Chief Justice Warren E. Burger has written the chairman of the Arlington County Board to complain that police in Arlington and neighboring Falls Church were unable to give directions to the Fountain of Faith, which he described as a remarkable sculpture by the late, world-famous Carl Milles.
Since 1954, soon after he moved to Arlington from Minnesota, "we have taken guests from various parts of the world to visit the Fountain of Faith at the National Memorial Park Cemetery, which is just outside Falls Church approximately two miles on the north side of the road."
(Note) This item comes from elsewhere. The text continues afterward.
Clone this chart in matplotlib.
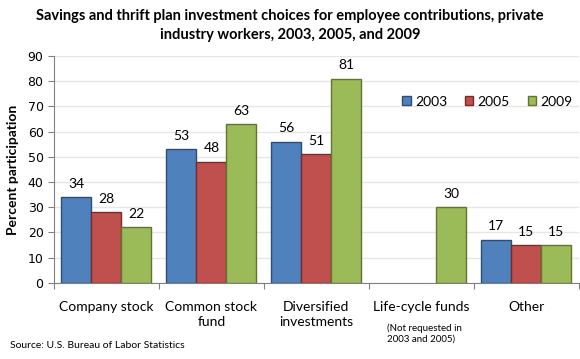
import matplotlib
matplotlib.use("Agg")
import matplotlib.pyplot as plt
import numpy as np

categories = ["Company stock", "Common stock\nfund", "Diversified\ninvestments", "Life-cycle funds", "Other"]
years = ["2003", "2005", "2009"]
v2003 = [34, 53, 56, None, 17]
v2005 = [28, 48, 51, None, 15]
v2009 = [22, 63, 81, 30, 15]
colors = ["#4F81BD", "#C0504D", "#9BBB59"]
edges = ["#2C4D75", "#772C2A", "#5F7530"]

plt.rcParams['font.family'] = ['Lato', 'DejaVu Sans']

fig = plt.figure(figsize=(5.8, 3.59), dpi=100)
ax = fig.add_axes([0.093, 0.212, 0.905, 0.632])

x = np.arange(len(categories))
w = 0.286
series = [v2003, v2005, v2009]
for i, (vals, c, ec, yr) in enumerate(zip(series, colors, edges, years)):
    xs = [xi + (i - 1) * w for xi, v in zip(x, vals) if v is not None]
    ys = [v for v in vals if v is not None]
    ax.bar(xs, ys, width=w, color=c, edgecolor=ec, linewidth=1.0, label=yr, zorder=3)
    for xx, yy in zip(xs, ys):
        ax.text(xx, yy + 3, str(yy), ha='center', va='bottom', fontsize=10, color='black', zorder=4)

ax.set_xlim(-0.5, len(categories) - 0.5)
ax.set_ylim(0, 90)
ax.set_yticks(range(0, 91, 10))
ax.tick_params(axis='y', labelsize=9, length=4, color='#808080')
for t in ax.get_yticklabels():
    t.set_family('DejaVu Sans')
ax.set_xticks(np.arange(-0.5, len(categories), 1.0))
ax.set_xticklabels([])
ax.tick_params(axis='x', length=4, color='#808080', direction='out')
for xi, lab in zip(x, categories):
    ax.text(xi, -7, lab, ha='center', va='top', fontsize=10, transform=ax.transData, linespacing=1.35)
ax.text(3 - 0.33, -16, "(Not requested in\n2003 and 2005)", ha='left', va='top', fontsize=7, linespacing=1.3)

ax.grid(axis='y', color='#E6E6E6', linewidth=1, zorder=0)
for s in ['top', 'right']:
    ax.spines[s].set_visible(False)
ax.spines['left'].set_color('#808080')
ax.spines['bottom'].set_color('#808080')

ax.set_ylabel("Percent participation", fontsize=10, fontweight='bold', labelpad=6)

ax.legend(loc='upper left', bbox_to_anchor=(0.64, 0.88), ncol=3, frameon=False, fontsize=10,
          handlelength=0.6, handleheight=0.6, handletextpad=0.3, columnspacing=1.3)

fig.text(0.5, 0.975, "Savings and thrift plan investment choices for employee contributions, private\nindustry workers, 2003, 2005, and 2009",
         ha='center', va='top', fontsize=10.5, fontweight='bold', linespacing=1.5)
fig.text(0.017, 0.025, "Source: U.S. Bureau of Labor Statistics", ha='left', va='bottom', fontsize=7.5)

fig.savefig("out.png", dpi=100)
Long before he came to Washington, "in the Eisenhower Cabinet," Burger wrote, he had heard of the works by Milles at the cemetery, but at the time the people in shops and filling stations did not know where it was. "I was finally guided to it by the director of the National Gallery of Art," he said.
Recently, Burger related in the letter, he arranged for a visiting friend to be driven from his Washington hotel to the cemetery to see the sculpture, but "police in both Arlington and Falls Church either exhibited absence of any knowledge of this remarkable collection of sculpture or gave wrong directions, and in one case sent the car out into Fairfax."
The privately owned cemetery is, in fact, on Lee Highway in Fairfax County.
County Board Chairman Stephen Detwiler, whose office released Burger's letter routinely, said he wrote Burger to say he has sent the police chief a recommendation that police be told of the fountain's location.
Despite his statement in the letter, Burger was not quite in the Eisenhower Cabinet. His official biography says he was an assistant attorney general, below Cabinet rank, before being nominated to a federal appeals court judgeship by Eisenhower in 1956.